▸ **TASK TO CARRY OUT**
Starting with the first line of the listing, quote each line exactly until and including the one with "t in times)", leaving pictures out.
=== STORED DATA ===
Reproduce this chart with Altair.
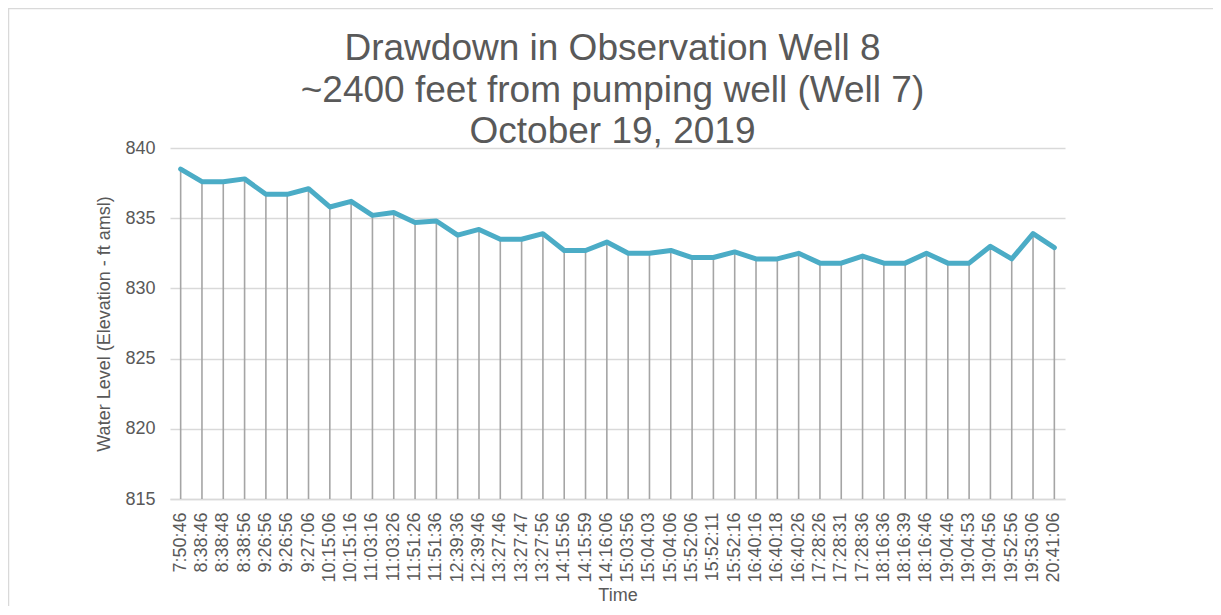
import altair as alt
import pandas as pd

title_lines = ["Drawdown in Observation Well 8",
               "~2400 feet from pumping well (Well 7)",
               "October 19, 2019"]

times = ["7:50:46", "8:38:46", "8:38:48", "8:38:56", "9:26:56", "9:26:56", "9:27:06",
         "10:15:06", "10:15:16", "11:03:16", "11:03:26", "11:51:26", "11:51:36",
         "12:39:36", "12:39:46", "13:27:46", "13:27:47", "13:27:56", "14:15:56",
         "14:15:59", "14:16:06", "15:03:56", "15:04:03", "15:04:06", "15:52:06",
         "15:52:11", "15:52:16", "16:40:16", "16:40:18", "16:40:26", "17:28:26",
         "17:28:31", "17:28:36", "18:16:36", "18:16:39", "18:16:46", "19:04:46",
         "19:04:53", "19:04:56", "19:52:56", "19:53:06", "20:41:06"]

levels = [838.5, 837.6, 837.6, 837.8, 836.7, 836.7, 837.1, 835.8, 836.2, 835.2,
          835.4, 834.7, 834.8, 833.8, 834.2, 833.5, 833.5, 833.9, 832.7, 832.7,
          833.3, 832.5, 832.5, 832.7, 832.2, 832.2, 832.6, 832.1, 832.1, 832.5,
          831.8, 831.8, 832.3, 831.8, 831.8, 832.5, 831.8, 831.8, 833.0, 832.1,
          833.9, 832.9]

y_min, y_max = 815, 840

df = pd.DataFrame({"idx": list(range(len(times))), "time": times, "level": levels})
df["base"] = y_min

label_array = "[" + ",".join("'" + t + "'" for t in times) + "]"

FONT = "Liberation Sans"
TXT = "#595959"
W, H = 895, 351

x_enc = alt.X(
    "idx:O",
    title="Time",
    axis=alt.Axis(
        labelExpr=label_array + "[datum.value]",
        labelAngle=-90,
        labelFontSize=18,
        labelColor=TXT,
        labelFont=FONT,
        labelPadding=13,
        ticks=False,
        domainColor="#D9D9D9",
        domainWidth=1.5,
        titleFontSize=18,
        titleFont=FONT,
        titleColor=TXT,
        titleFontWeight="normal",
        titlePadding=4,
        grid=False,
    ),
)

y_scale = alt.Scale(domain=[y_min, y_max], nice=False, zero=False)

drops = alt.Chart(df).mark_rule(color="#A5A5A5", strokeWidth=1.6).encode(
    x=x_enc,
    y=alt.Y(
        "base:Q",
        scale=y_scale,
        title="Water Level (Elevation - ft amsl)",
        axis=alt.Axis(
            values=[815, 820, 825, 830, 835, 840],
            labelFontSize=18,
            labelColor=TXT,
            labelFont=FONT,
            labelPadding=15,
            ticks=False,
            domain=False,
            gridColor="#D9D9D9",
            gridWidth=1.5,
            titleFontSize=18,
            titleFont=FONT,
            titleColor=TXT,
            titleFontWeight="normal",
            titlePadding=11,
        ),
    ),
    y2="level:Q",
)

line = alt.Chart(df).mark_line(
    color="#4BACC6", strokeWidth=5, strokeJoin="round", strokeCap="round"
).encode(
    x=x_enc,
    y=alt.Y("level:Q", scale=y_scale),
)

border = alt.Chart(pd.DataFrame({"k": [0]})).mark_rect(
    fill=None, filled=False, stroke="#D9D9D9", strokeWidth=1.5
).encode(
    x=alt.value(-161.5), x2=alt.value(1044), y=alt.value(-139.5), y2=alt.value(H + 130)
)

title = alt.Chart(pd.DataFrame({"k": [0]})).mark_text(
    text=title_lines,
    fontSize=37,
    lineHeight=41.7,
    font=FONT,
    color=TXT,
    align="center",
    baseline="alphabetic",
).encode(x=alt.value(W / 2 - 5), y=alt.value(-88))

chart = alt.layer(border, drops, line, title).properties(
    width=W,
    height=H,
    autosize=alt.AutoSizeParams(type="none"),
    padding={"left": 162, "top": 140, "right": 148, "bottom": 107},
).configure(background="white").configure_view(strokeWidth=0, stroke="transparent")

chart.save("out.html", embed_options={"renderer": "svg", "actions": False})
===
▸ **COMPLETED TASK**
Reproduce this chart with Altair.
import altair as alt
import pandas as pd

title_lines = ["Drawdown in Observation Well 8",
               "~2400 feet from pumping well (Well 7)",
               "October 19, 2019"]

times = ["7:50:46", "8:38:46", "8:38:48", "8:38:56", "9:26:56", "9:26:56", "9:27:06",
         "10:15:06", "10:15:16", "11:03:16", "11:03:26", "11:51:26", "11:51:36",
         "12:39:36", "12:39:46", "13:27:46", "13:27:47", "13:27:56", "14:15:56",
         "14:15:59", "14:16:06", "15:03:56", "15:04:03", "15:04:06", "15:52:06",
         "15:52:11", "15:52:16", "16:40:16", "16:40:18", "16:40:26", "17:28:26",
         "17:28:31", "17:28:36", "18:16:36", "18:16:39", "18:16:46", "19:04:46",
         "19:04:53", "19:04:56", "19:52:56", "19:53:06", "20:41:06"]

levels = [838.5, 837.6, 837.6, 837.8, 836.7, 836.7, 837.1, 835.8, 836.2, 835.2,
          835.4, 834.7, 834.8, 833.8, 834.2, 833.5, 833.5, 833.9, 832.7, 832.7,
          833.3, 832.5, 832.5, 832.7, 832.2, 832.2, 832.6, 832.1, 832.1, 832.5,
          831.8, 831.8, 832.3, 831.8, 831.8, 832.5, 831.8, 831.8, 833.0, 832.1,
          833.9, 832.9]

y_min, y_max = 815, 840

df = pd.DataFrame({"idx": list(range(len(times))), "time": times, "level": levels})
df["base"] = y_min

label_array = "[" + ",".join("'" + t + "'" for t in times) + "]"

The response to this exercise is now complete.